Dayton is wrong on Iraq

Sen. Mark Dayton, D-Minn., epitomizes the hypocritical stance of the leftist faction of the Democratic Party. His column, “Congress would be wise to go slow on Iraq,” (Oct. 3) presents a biased interpretation of history. While espousing the need for congressional authorization, Dayton claims the United States has never in its history used pre-emptive force. The junior senator is mistaken.

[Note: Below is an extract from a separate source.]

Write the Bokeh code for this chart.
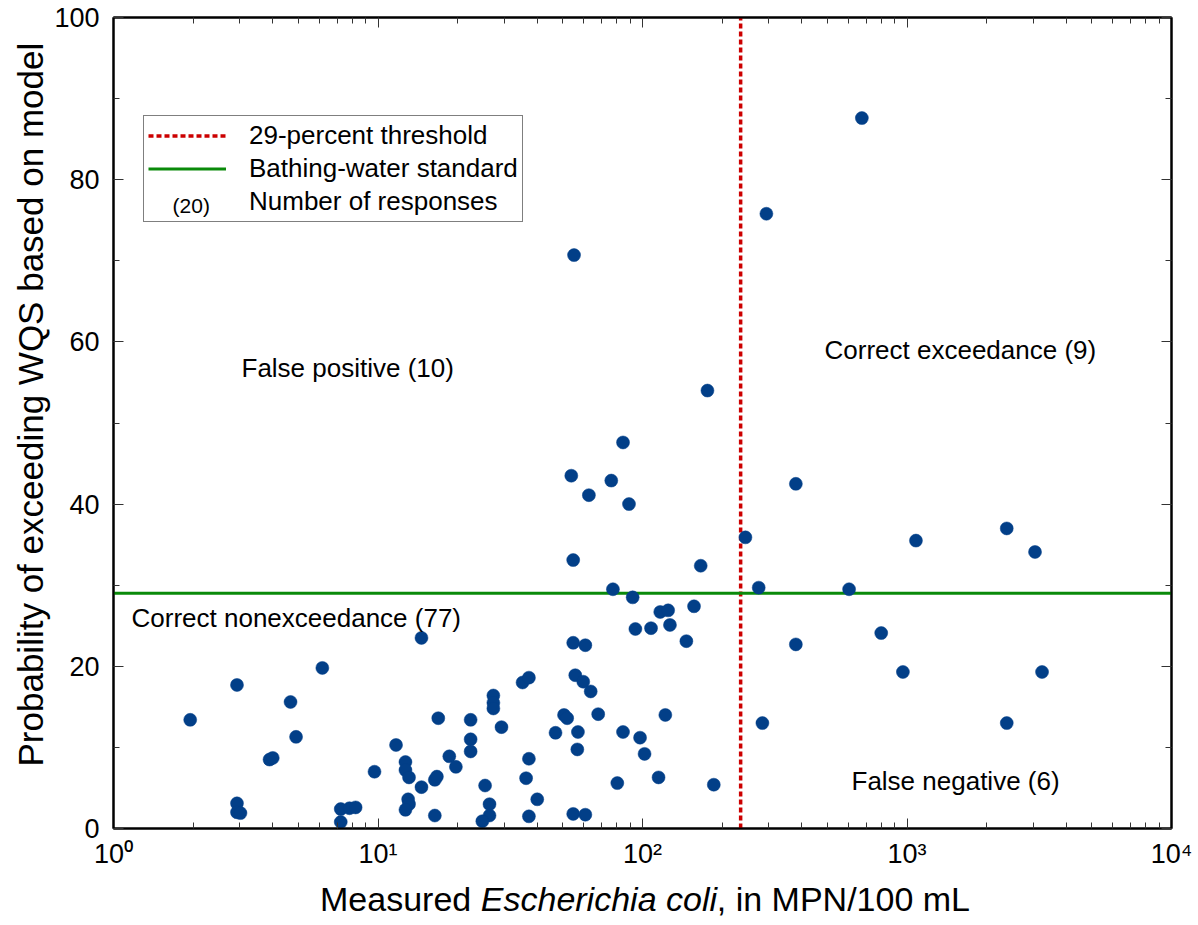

In August 1998, former President Bill Clinton unilaterally attacked Afghanistan without congressional approval. He pre-emptively bombed Sudan without congressional approval and without informing the full Joint Chiefs of Staff. In March 1999, Clinton bombed Yugoslavia without obtaining a precious U.N. mandate. Now with a Republican in the White House, a U.N. resolution has suddenly become crucial. Here’s a news flash for those who don’t already know: The United Nations has no power. If it did, then it would be able to enforce its own resolutions.

The United Nations plays an important role in world affairs, but the man in the Oval Office wears the pants when U.S. national security is at stake. Clinton, the American president who often unzipped his pants in the Oval Office, recently voiced support for Iraqi disarmament. This is a noble goal, but disarmament and regime change are inseparable; we will never procure one without the other. “Violence solves nothing” makes good parental policy when spoken to children. “Violence solves nothing” makes bad foreign policy when spoken to ruthless dictators. Saddam Hussein has ignored U.N. resolutions for 11 years, while simultaneously reconstructing his destructive capabilities.

On Oct. 22, 2001, CNN conducted a chat room interview with Dr. Khidhir Hamza, the former Iraqi nuclear physicist who was forced to spend more than 20 years building Hussein’s nuclear weapons program. In the interview, Hamza said, “Saddam has a whole range of weapons of mass destruction, nuclear, biological and chemical. The nuclear program is his primary weapon Ă– according to German intelligence estimates, we expect him to have three nuclear weapons by 2005.”

On Sept. 24, British Prime Minister Tony Blair published a 50-page dossier that estimates Hussein could launch chemical warheads within 45 minutes and could acquire a nuclear weapon in one to five years.

Dayton counters this by arguing “that threat does not appear to exist today or within the next few months.” This is an incomplete position. If we don’t act pre-emptively now, then when? Should we wait until our generation inherits a world where madmen posses nuclear arsenals? Should we wait for another empty U.N. resolution? Active citizens must ask these questions. Anti-Hussein propaganda circulating college campuses will not provide the answers. Lefty-liberal leaders will not provide the answers. The leftist faction of the Democratic Party continues to feed the public old fears, stale politics and leftover rhetoric from the 1960s. On Election Day, American voters everywhere should clean out the fridge.